- Task prompt
Working from the data below, reproduce exactly the lines starting at the one that holds "What HTML would" and ending at the one that holds "LIGHT TRUCK SALES</text>". Pictures are excluded.

- Given records
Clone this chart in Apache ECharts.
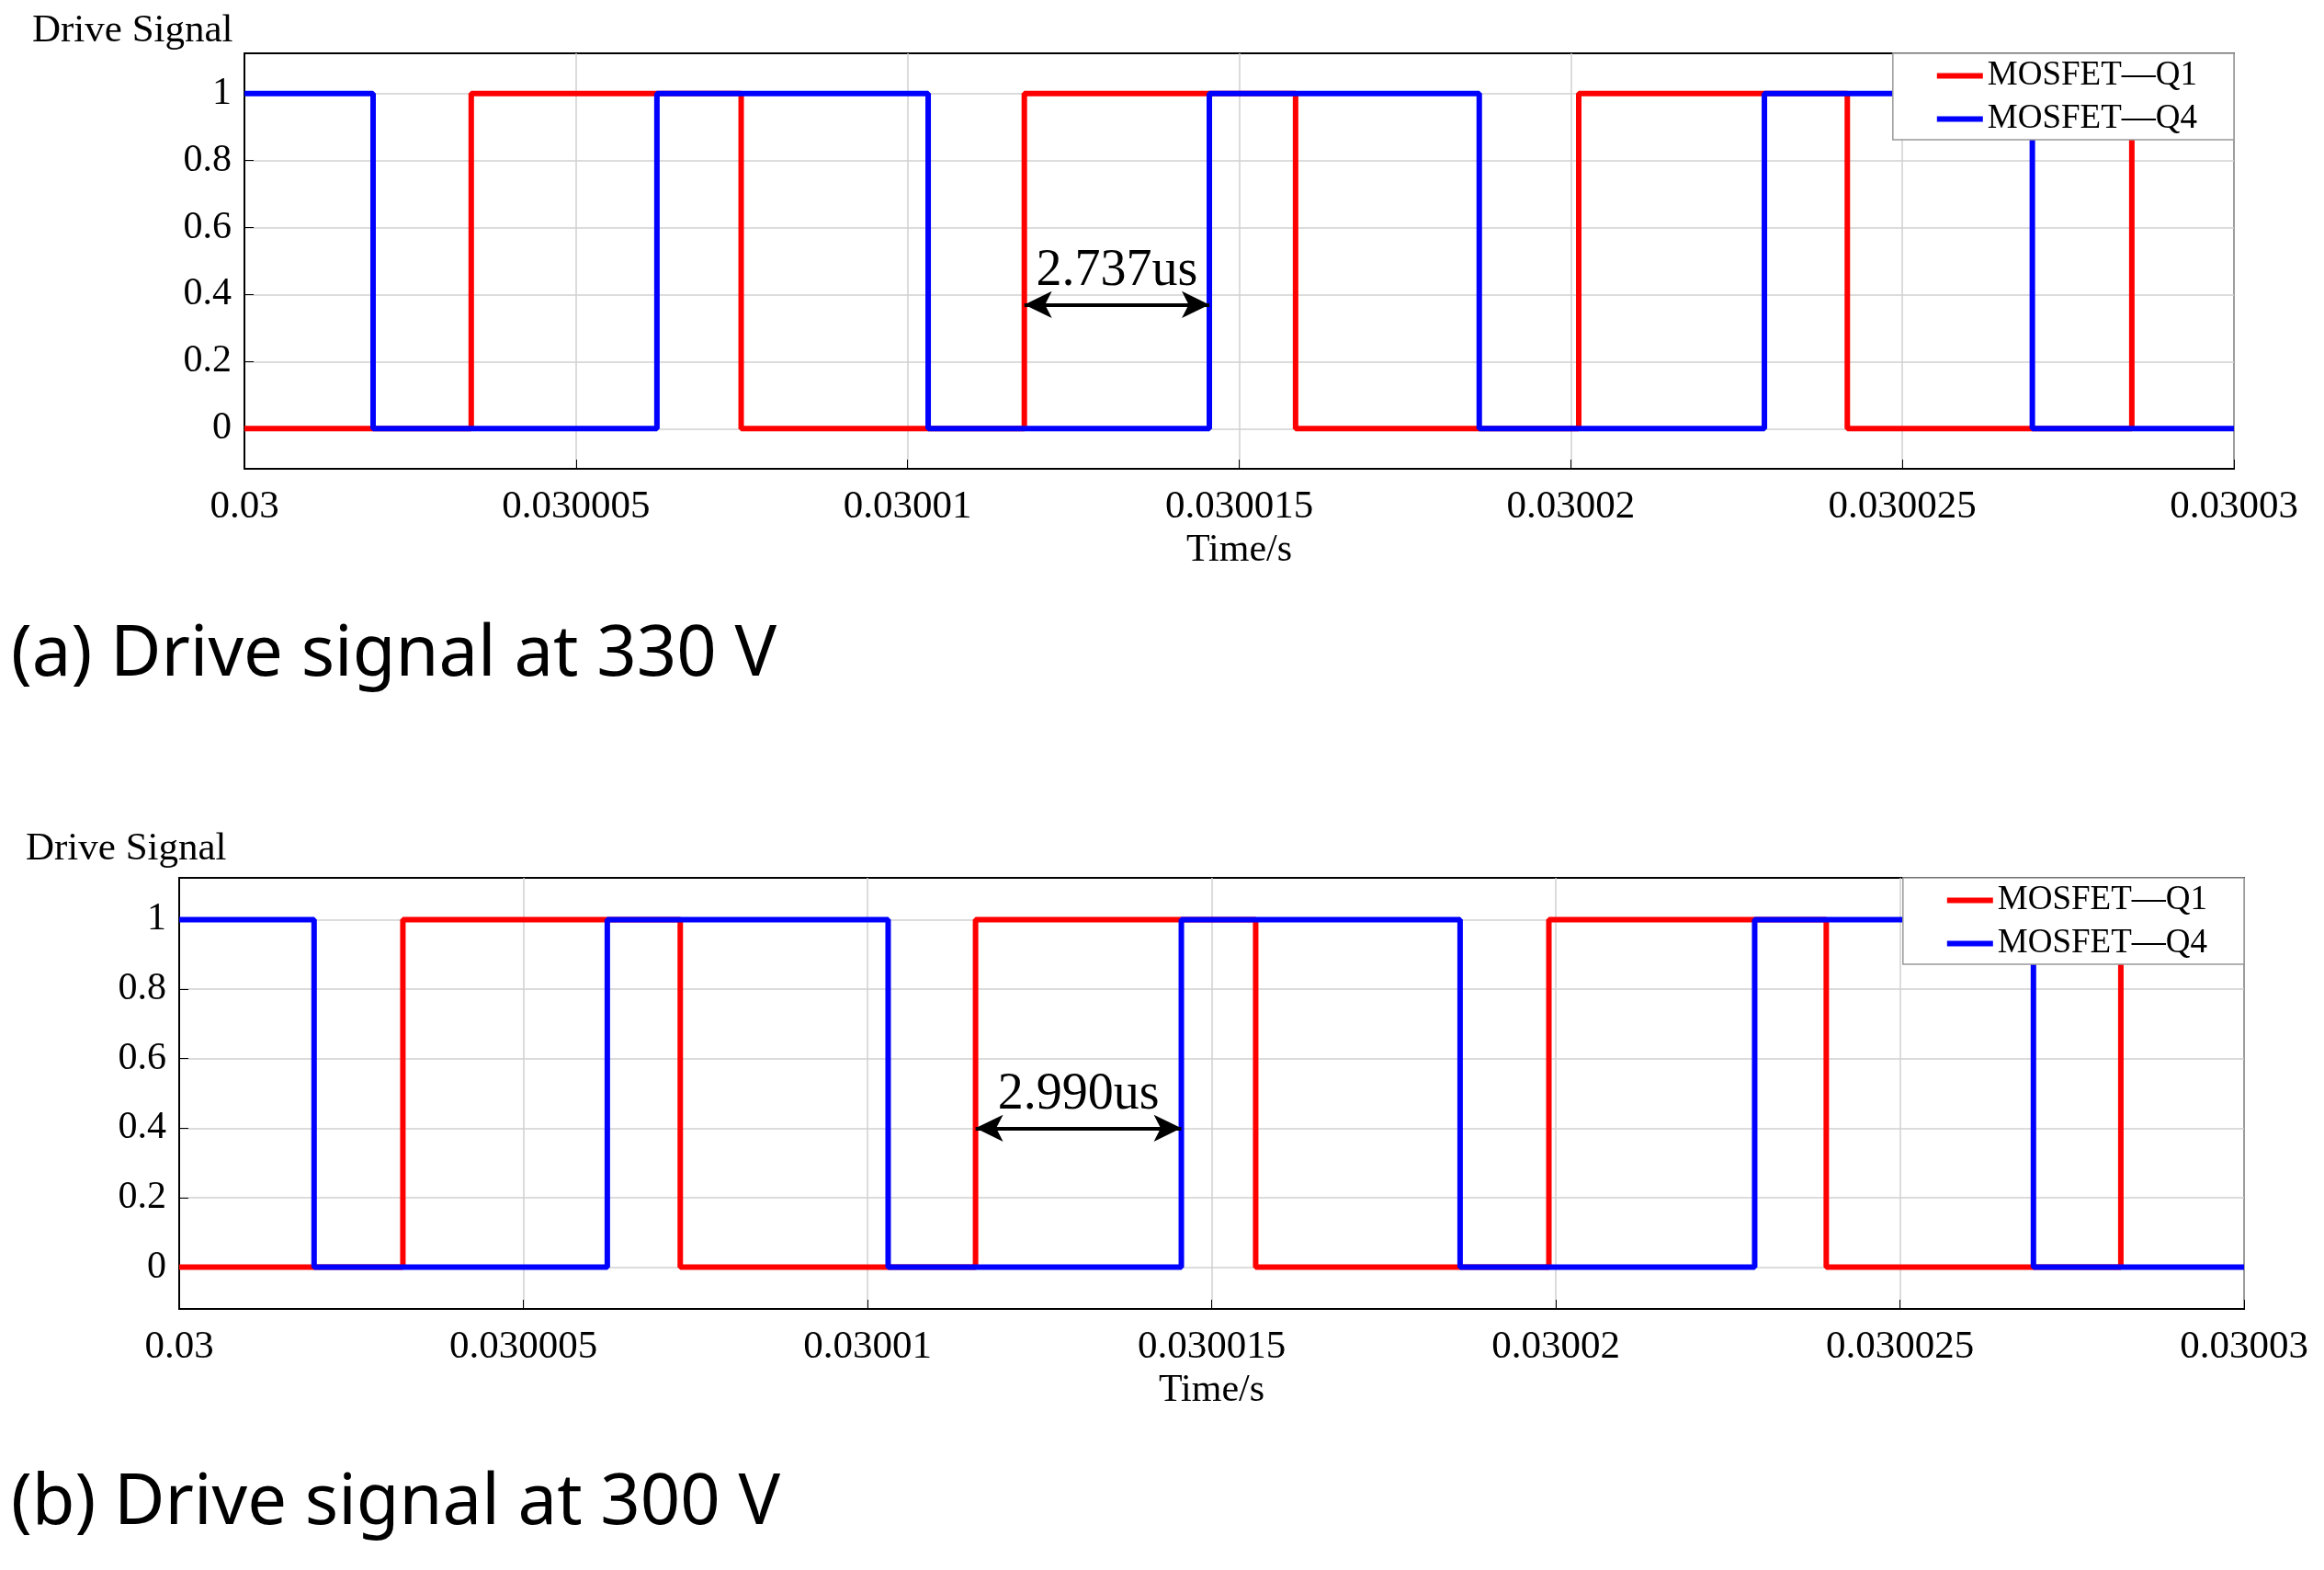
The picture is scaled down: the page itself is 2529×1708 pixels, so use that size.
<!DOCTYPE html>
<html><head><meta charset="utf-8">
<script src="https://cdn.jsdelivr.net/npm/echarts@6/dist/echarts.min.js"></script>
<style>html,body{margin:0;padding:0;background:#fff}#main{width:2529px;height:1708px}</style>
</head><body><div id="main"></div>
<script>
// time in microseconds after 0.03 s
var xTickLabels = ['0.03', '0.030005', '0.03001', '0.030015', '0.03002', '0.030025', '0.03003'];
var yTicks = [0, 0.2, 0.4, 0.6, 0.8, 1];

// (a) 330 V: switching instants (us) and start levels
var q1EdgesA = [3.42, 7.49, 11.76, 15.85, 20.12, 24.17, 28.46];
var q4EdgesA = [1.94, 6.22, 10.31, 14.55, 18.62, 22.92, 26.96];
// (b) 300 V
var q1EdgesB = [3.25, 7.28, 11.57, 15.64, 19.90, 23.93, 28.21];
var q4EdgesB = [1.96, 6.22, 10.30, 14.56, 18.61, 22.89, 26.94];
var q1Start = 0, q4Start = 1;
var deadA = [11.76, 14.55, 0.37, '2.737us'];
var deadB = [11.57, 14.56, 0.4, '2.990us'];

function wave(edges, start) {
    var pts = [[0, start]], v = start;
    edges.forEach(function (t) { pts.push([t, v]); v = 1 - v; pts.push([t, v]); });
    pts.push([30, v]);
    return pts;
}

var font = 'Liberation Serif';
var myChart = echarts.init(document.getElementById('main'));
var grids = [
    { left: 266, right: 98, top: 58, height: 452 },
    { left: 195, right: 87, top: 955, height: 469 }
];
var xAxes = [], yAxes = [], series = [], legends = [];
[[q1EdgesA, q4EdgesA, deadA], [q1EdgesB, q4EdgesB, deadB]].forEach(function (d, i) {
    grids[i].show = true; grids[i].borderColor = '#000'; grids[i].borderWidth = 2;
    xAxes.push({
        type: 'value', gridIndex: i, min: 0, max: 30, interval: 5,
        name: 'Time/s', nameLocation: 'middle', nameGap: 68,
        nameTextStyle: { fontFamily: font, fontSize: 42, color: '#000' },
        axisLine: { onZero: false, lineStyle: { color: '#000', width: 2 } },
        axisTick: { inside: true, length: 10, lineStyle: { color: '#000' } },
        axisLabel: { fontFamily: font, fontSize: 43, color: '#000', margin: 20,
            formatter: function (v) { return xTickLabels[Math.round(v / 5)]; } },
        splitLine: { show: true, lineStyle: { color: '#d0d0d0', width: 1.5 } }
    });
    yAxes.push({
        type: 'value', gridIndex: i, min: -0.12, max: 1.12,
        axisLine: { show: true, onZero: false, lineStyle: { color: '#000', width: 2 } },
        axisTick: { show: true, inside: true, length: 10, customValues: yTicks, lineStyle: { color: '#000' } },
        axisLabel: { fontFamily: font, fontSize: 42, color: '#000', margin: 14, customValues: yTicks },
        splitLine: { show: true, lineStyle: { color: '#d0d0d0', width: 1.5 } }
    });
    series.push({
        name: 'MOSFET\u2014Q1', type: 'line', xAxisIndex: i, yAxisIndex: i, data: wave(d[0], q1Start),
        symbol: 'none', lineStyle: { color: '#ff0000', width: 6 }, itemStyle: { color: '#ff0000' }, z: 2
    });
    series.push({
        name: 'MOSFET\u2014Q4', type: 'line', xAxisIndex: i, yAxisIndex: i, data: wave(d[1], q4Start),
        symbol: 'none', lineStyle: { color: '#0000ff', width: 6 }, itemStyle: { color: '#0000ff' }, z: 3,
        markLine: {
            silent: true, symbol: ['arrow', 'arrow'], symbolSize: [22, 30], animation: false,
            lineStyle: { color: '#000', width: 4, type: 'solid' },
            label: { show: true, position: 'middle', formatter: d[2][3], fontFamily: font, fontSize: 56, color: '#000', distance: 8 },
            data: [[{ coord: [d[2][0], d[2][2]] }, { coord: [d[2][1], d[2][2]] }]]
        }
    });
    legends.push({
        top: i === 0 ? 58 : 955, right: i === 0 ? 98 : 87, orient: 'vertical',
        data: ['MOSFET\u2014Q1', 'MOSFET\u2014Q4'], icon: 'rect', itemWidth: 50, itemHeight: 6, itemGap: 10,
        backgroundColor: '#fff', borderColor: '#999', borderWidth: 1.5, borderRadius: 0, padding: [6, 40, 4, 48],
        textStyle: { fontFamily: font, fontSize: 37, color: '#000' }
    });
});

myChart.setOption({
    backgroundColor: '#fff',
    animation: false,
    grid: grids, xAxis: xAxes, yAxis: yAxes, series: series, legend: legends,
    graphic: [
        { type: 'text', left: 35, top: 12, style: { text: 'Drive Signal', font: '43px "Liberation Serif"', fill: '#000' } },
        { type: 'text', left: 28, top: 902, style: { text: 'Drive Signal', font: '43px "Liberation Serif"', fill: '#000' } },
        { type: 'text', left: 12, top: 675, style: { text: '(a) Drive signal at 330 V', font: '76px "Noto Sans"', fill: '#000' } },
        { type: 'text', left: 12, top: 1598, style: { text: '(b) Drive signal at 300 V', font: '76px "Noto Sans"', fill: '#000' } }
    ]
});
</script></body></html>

--

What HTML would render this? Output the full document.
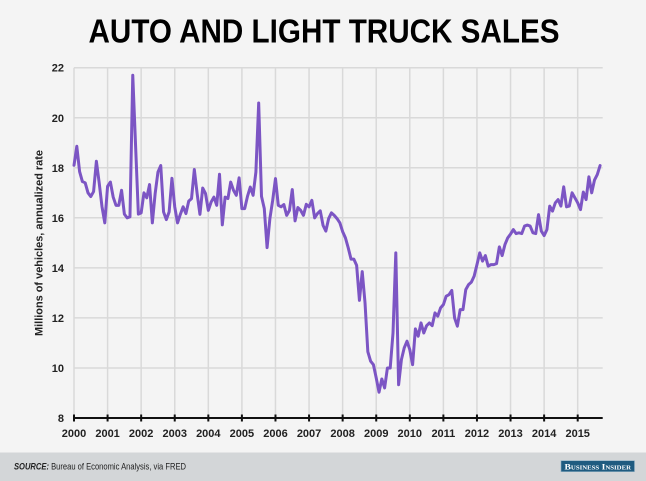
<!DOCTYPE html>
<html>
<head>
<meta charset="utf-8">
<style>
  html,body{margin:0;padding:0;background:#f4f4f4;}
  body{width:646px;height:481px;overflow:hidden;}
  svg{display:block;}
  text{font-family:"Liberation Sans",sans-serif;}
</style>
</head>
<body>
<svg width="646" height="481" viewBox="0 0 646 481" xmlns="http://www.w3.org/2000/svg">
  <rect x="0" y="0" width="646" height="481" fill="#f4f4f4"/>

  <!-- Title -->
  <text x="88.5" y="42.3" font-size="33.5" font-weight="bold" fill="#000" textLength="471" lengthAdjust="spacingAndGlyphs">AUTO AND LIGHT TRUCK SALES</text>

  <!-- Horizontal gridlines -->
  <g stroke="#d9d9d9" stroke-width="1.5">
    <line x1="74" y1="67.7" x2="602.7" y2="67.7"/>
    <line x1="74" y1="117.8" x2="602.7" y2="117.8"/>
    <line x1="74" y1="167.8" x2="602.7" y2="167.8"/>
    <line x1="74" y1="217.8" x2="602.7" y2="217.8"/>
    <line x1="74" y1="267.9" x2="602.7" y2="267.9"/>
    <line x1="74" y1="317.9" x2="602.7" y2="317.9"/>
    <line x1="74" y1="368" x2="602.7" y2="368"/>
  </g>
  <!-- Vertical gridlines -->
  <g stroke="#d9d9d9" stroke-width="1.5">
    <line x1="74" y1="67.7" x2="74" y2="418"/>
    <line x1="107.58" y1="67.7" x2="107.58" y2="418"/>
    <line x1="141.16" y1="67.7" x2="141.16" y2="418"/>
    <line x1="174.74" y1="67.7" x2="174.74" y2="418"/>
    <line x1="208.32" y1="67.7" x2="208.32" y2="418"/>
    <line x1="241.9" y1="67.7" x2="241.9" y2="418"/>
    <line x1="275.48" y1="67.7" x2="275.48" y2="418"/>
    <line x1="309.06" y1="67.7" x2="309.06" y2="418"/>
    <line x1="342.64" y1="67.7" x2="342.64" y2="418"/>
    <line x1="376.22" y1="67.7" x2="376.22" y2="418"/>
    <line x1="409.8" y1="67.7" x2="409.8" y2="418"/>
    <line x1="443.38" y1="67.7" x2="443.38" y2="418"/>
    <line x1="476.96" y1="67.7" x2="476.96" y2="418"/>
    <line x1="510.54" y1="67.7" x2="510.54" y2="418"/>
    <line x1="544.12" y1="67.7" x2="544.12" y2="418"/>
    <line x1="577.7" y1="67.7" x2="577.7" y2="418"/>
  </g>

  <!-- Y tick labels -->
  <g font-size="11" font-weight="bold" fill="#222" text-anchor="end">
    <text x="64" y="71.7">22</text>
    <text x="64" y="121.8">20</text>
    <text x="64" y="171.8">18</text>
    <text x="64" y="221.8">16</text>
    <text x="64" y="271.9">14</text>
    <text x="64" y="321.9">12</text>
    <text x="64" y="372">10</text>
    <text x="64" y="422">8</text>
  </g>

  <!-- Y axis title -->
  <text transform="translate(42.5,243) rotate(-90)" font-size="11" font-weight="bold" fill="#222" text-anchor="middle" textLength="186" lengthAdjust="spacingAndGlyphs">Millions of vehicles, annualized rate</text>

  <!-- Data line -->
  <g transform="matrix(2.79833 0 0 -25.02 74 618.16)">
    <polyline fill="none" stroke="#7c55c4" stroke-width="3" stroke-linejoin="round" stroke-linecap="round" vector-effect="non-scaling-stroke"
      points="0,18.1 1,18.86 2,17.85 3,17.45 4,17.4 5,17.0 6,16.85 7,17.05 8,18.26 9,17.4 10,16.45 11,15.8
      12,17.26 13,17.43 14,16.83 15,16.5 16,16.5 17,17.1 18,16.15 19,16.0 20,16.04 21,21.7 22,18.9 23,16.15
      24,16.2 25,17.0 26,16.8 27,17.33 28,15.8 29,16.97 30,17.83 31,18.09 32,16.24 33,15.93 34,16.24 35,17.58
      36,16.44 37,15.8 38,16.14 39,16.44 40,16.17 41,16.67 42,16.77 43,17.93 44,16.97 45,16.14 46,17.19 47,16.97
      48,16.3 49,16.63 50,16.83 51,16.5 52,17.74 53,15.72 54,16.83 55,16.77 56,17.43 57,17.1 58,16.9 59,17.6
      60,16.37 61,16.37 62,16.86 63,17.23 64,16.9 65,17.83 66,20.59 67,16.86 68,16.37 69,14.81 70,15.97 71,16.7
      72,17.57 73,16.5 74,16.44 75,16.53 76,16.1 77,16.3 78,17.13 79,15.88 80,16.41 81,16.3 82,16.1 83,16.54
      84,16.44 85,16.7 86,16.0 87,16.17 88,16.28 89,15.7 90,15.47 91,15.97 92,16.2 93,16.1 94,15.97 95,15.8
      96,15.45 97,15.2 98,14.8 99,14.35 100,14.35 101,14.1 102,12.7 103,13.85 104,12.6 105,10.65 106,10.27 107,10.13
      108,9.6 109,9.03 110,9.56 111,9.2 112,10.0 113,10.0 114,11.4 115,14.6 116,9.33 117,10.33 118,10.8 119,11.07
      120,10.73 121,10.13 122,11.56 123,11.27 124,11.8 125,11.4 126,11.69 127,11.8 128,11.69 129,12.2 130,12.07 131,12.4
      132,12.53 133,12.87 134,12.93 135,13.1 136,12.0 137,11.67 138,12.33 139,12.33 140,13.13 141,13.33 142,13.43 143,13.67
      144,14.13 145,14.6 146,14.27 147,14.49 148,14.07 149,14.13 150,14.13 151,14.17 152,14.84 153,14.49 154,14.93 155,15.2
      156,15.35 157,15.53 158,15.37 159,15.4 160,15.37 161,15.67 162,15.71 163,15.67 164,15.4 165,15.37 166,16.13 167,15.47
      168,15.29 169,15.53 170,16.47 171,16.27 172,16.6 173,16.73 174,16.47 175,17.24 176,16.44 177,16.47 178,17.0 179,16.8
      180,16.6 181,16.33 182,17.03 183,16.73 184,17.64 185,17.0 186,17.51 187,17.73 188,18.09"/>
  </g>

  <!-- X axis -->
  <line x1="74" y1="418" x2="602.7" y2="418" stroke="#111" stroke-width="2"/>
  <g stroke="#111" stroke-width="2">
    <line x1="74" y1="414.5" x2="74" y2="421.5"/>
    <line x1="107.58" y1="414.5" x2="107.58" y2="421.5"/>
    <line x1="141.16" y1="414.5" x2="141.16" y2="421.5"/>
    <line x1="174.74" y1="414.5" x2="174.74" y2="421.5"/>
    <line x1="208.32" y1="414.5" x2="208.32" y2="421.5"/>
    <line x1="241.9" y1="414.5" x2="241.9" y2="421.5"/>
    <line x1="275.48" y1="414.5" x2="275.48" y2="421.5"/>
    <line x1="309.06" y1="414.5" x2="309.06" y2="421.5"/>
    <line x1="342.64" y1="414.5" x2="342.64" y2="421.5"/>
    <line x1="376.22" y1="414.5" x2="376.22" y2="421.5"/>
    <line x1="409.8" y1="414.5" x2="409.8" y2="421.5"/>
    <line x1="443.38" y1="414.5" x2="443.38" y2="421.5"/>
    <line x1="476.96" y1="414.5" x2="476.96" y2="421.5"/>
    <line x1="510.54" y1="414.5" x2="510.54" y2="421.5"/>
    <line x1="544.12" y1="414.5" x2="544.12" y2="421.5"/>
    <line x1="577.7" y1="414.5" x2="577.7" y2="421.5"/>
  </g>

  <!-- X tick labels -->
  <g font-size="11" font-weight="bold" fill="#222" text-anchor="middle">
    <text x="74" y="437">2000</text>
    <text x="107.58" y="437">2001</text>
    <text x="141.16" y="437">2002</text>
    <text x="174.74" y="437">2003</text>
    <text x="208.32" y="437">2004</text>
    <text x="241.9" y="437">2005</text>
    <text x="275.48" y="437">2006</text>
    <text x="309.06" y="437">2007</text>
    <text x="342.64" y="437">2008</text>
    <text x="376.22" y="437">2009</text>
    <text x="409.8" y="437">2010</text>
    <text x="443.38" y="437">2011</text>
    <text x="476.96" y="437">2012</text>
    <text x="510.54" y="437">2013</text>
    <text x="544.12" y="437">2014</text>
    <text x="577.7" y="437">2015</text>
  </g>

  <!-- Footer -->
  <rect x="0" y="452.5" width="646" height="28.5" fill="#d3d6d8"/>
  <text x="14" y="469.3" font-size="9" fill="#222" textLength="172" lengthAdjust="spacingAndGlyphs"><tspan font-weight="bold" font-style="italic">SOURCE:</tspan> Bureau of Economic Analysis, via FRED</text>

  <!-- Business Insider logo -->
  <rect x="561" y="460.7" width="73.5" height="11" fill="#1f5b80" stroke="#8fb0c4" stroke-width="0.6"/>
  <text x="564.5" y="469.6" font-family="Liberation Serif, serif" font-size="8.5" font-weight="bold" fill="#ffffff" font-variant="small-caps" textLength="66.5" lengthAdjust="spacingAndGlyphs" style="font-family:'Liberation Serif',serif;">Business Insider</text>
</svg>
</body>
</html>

* * *

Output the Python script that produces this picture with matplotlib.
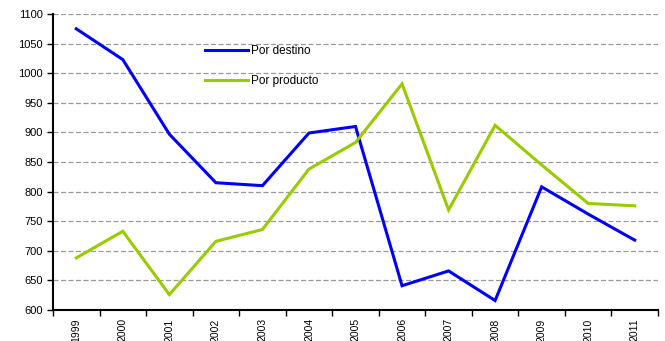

- Task output
What HTML would render this? Output the full document.
<!DOCTYPE html>
<html>
<head>
<meta charset="utf-8">
<style>
  html,body{margin:0;padding:0;background:#f4f4f4;}
  body{width:646px;height:481px;overflow:hidden;}
  svg{display:block;}
  text{font-family:"Liberation Sans",sans-serif;}
</style>
</head>
<body>
<svg width="646" height="481" viewBox="0 0 646 481" xmlns="http://www.w3.org/2000/svg">
  <rect x="0" y="0" width="646" height="481" fill="#f4f4f4"/>

  <!-- Title -->
  <text x="88.5" y="42.3" font-size="33.5" font-weight="bold" fill="#000" textLength="471" lengthAdjust="spacingAndGlyphs">AUTO AND LIGHT TRUCK SALES</text>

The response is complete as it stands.